## START SOURCE MATERIAL

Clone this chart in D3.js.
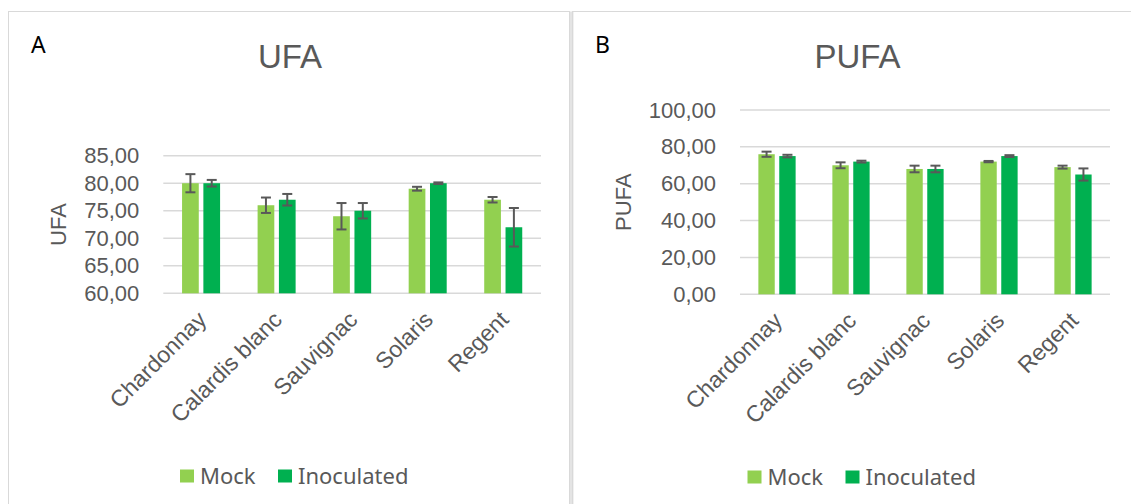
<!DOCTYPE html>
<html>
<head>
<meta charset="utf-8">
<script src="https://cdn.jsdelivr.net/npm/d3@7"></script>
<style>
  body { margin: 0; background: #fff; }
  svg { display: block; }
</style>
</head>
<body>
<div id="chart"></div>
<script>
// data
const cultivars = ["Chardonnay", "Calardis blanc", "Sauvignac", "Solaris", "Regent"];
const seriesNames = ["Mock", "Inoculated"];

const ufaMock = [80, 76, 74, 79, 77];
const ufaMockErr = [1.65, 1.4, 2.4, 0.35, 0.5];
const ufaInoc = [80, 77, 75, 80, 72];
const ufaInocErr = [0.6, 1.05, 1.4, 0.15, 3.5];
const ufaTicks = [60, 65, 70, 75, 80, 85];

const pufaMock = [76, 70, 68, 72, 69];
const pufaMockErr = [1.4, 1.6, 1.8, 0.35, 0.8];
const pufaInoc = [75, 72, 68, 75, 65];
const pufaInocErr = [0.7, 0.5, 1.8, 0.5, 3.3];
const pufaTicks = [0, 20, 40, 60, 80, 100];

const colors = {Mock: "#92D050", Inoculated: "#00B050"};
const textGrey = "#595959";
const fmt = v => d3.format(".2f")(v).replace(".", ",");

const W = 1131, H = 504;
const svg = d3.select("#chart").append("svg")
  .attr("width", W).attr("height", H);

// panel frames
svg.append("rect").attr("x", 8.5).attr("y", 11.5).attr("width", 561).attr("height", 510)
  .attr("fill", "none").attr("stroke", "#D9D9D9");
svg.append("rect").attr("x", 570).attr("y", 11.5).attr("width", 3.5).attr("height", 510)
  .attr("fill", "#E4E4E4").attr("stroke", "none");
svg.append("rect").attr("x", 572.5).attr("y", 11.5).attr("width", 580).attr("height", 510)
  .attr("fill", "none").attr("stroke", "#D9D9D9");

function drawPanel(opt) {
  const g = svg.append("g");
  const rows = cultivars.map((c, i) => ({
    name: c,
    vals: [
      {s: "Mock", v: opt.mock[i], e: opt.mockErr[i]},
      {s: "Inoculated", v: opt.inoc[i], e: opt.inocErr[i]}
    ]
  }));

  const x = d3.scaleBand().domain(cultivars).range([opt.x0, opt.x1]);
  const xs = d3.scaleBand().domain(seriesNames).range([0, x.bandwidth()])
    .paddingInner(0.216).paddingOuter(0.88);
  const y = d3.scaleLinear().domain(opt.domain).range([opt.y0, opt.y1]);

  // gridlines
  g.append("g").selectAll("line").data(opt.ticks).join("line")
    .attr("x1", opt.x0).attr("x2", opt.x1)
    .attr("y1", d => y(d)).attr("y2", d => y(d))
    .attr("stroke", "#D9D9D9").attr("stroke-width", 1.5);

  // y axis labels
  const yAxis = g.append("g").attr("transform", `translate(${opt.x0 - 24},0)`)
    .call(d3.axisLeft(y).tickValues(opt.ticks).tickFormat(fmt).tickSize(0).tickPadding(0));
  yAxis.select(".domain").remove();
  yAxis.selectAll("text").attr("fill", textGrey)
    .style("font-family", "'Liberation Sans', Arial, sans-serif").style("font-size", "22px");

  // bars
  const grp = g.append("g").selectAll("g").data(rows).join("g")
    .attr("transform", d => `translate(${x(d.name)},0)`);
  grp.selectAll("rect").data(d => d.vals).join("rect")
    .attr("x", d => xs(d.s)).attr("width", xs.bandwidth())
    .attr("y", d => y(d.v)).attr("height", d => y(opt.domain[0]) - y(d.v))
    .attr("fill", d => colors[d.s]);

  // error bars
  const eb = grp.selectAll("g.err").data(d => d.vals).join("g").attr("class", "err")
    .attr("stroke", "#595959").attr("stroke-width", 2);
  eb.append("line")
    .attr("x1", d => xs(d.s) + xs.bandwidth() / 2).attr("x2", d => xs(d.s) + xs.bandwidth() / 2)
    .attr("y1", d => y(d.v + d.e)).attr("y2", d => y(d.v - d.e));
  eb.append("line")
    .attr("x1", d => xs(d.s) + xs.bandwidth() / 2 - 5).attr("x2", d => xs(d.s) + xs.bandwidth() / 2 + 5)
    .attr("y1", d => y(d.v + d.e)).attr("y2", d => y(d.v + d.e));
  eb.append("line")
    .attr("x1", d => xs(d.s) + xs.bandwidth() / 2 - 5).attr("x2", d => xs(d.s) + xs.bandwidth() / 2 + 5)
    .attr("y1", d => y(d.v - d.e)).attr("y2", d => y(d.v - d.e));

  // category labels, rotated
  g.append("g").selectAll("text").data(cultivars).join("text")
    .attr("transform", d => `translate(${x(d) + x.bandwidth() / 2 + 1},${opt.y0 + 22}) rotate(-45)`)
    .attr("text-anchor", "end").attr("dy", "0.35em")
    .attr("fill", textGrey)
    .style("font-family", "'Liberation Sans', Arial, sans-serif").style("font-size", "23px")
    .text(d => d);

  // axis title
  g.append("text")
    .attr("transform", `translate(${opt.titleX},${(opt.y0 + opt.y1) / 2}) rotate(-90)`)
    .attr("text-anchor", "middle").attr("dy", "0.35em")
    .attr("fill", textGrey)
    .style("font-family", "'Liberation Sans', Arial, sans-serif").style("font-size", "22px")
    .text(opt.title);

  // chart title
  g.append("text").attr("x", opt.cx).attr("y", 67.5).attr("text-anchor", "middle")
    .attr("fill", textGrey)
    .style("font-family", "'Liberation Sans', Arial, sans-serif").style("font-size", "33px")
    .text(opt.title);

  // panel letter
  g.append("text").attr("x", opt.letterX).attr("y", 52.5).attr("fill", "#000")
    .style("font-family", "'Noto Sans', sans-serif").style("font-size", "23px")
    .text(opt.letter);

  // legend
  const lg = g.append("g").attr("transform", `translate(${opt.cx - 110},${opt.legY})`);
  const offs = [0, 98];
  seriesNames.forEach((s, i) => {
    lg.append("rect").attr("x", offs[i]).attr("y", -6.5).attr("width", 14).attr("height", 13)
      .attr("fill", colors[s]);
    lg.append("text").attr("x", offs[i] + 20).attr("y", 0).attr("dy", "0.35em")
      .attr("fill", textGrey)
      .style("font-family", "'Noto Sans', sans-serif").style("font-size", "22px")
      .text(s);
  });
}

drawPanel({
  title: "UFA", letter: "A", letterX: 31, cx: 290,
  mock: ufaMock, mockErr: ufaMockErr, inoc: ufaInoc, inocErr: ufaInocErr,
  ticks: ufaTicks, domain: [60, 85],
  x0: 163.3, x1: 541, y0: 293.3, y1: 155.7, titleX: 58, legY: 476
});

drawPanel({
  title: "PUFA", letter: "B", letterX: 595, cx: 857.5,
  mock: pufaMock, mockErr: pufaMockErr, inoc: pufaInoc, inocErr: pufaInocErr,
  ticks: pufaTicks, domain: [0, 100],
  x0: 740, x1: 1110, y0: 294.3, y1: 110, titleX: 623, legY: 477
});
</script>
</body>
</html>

## END SOURCE MATERIAL

REQUIREMENT: Reproduce the data verbatim. Do not carry any picture into the copy.

RESULT OF THIS TASK:
Clone this chart in D3.js.
<!DOCTYPE html>
<html>
<head>
<meta charset="utf-8">
<script src="https://cdn.jsdelivr.net/npm/d3@7"></script>
<style>
  body { margin: 0; background: #fff; }
  svg { display: block; }
</style>
</head>
<body>
<div id="chart"></div>
<script>
// data
const cultivars = ["Chardonnay", "Calardis blanc", "Sauvignac", "Solaris", "Regent"];
const seriesNames = ["Mock", "Inoculated"];

const ufaMock = [80, 76, 74, 79, 77];
const ufaMockErr = [1.65, 1.4, 2.4, 0.35, 0.5];
const ufaInoc = [80, 77, 75, 80, 72];
const ufaInocErr = [0.6, 1.05, 1.4, 0.15, 3.5];
const ufaTicks = [60, 65, 70, 75, 80, 85];

const pufaMock = [76, 70, 68, 72, 69];
const pufaMockErr = [1.4, 1.6, 1.8, 0.35, 0.8];
const pufaInoc = [75, 72, 68, 75, 65];
const pufaInocErr = [0.7, 0.5, 1.8, 0.5, 3.3];
const pufaTicks = [0, 20, 40, 60, 80, 100];

const colors = {Mock: "#92D050", Inoculated: "#00B050"};
const textGrey = "#595959";
const fmt = v => d3.format(".2f")(v).replace(".", ",");

const W = 1131, H = 504;
const svg = d3.select("#chart").append("svg")
  .attr("width", W).attr("height", H);

// panel frames
svg.append("rect").attr("x", 8.5).attr("y", 11.5).attr("width", 561).attr("height", 510)
  .attr("fill", "none").attr("stroke", "#D9D9D9");
svg.append("rect").attr("x", 570).attr("y", 11.5).attr("width", 3.5).attr("height", 510)
  .attr("fill", "#E4E4E4").attr("stroke", "none");
svg.append("rect").attr("x", 572.5).attr("y", 11.5).attr("width", 580).attr("height", 510)
  .attr("fill", "none").attr("stroke", "#D9D9D9");

function drawPanel(opt) {
  const g = svg.append("g");
  const rows = cultivars.map((c, i) => ({
    name: c,
    vals: [
      {s: "Mock", v: opt.mock[i], e: opt.mockErr[i]},
      {s: "Inoculated", v: opt.inoc[i], e: opt.inocErr[i]}
    ]
  }));

  const x = d3.scaleBand().domain(cultivars).range([opt.x0, opt.x1]);
  const xs = d3.scaleBand().domain(seriesNames).range([0, x.bandwidth()])
    .paddingInner(0.216).paddingOuter(0.88);
  const y = d3.scaleLinear().domain(opt.domain).range([opt.y0, opt.y1]);

  // gridlines
  g.append("g").selectAll("line").data(opt.ticks).join("line")
    .attr("x1", opt.x0).attr("x2", opt.x1)
    .attr("y1", d => y(d)).attr("y2", d => y(d))
    .attr("stroke", "#D9D9D9").attr("stroke-width", 1.5);

  // y axis labels
  const yAxis = g.append("g").attr("transform", `translate(${opt.x0 - 24},0)`)
    .call(d3.axisLeft(y).tickValues(opt.ticks).tickFormat(fmt).tickSize(0).tickPadding(0));
  yAxis.select(".domain").remove();
  yAxis.selectAll("text").attr("fill", textGrey)
    .style("font-family", "'Liberation Sans', Arial, sans-serif").style("font-size", "22px");

  // bars
  const grp = g.append("g").selectAll("g").data(rows).join("g")
    .attr("transform", d => `translate(${x(d.name)},0)`);
  grp.selectAll("rect").data(d => d.vals).join("rect")
    .attr("x", d => xs(d.s)).attr("width", xs.bandwidth())
    .attr("y", d => y(d.v)).attr("height", d => y(opt.domain[0]) - y(d.v))
    .attr("fill", d => colors[d.s]);

  // error bars
  const eb = grp.selectAll("g.err").data(d => d.vals).join("g").attr("class", "err")
    .attr("stroke", "#595959").attr("stroke-width", 2);
  eb.append("line")
    .attr("x1", d => xs(d.s) + xs.bandwidth() / 2).attr("x2", d => xs(d.s) + xs.bandwidth() / 2)
    .attr("y1", d => y(d.v + d.e)).attr("y2", d => y(d.v - d.e));
  eb.append("line")
    .attr("x1", d => xs(d.s) + xs.bandwidth() / 2 - 5).attr("x2", d => xs(d.s) + xs.bandwidth() / 2 + 5)
    .attr("y1", d => y(d.v + d.e)).attr("y2", d => y(d.v + d.e));
  eb.append("line")
    .attr("x1", d => xs(d.s) + xs.bandwidth() / 2 - 5).attr("x2", d => xs(d.s) + xs.bandwidth() / 2 + 5)
    .attr("y1", d => y(d.v - d.e)).attr("y2", d => y(d.v - d.e));

  // category labels, rotated
  g.append("g").selectAll("text").data(cultivars).join("text")
    .attr("transform", d => `translate(${x(d) + x.bandwidth() / 2 + 1},${opt.y0 + 22}) rotate(-45)`)
    .attr("text-anchor", "end").attr("dy", "0.35em")
    .attr("fill", textGrey)
    .style("font-family", "'Liberation Sans', Arial, sans-serif").style("font-size", "23px")
    .text(d => d);

  // axis title
  g.append("text")
    .attr("transform", `translate(${opt.titleX},${(opt.y0 + opt.y1) / 2}) rotate(-90)`)
    .attr("text-anchor", "middle").attr("dy", "0.35em")
    .attr("fill", textGrey)
    .style("font-family", "'Liberation Sans', Arial, sans-serif").style("font-size", "22px")
    .text(opt.title);

  // chart title
  g.append("text").attr("x", opt.cx).attr("y", 67.5).attr("text-anchor", "middle")
    .attr("fill", textGrey)
    .style("font-family", "'Liberation Sans', Arial, sans-serif").style("font-size", "33px")
    .text(opt.title);

  // panel letter
  g.append("text").attr("x", opt.letterX).attr("y", 52.5).attr("fill", "#000")
    .style("font-family", "'Noto Sans', sans-serif").style("font-size", "23px")
    .text(opt.letter);

  // legend
  const lg = g.append("g").attr("transform", `translate(${opt.cx - 110},${opt.legY})`);
  const offs = [0, 98];
  seriesNames.forEach((s, i) => {
    lg.append("rect").attr("x", offs[i]).attr("y", -6.5).attr("width", 14).attr("height", 13)
      .attr("fill", colors[s]);
    lg.append("text").attr("x", offs[i] + 20).attr("y", 0).attr("dy", "0.35em")
      .attr("fill", textGrey)
      .style("font-family", "'Noto Sans', sans-serif").style("font-size", "22px")
      .text(s);
  });
}

drawPanel({
  title: "UFA", letter: "A", letterX: 31, cx: 290,
  mock: ufaMock, mockErr: ufaMockErr, inoc: ufaInoc, inocErr: ufaInocErr,
  ticks: ufaTicks, domain: [60, 85],
  x0: 163.3, x1: 541, y0: 293.3, y1: 155.7, titleX: 58, legY: 476
});

drawPanel({
  title: "PUFA", letter: "B", letterX: 595, cx: 857.5,
  mock: pufaMock, mockErr: pufaMockErr, inoc: pufaInoc, inocErr: pufaInocErr,
  ticks: pufaTicks, domain: [0, 100],
  x0: 740, x1: 1110, y0: 294.3, y1: 110, titleX: 623, legY: 477
});
</script>
</body>
</html>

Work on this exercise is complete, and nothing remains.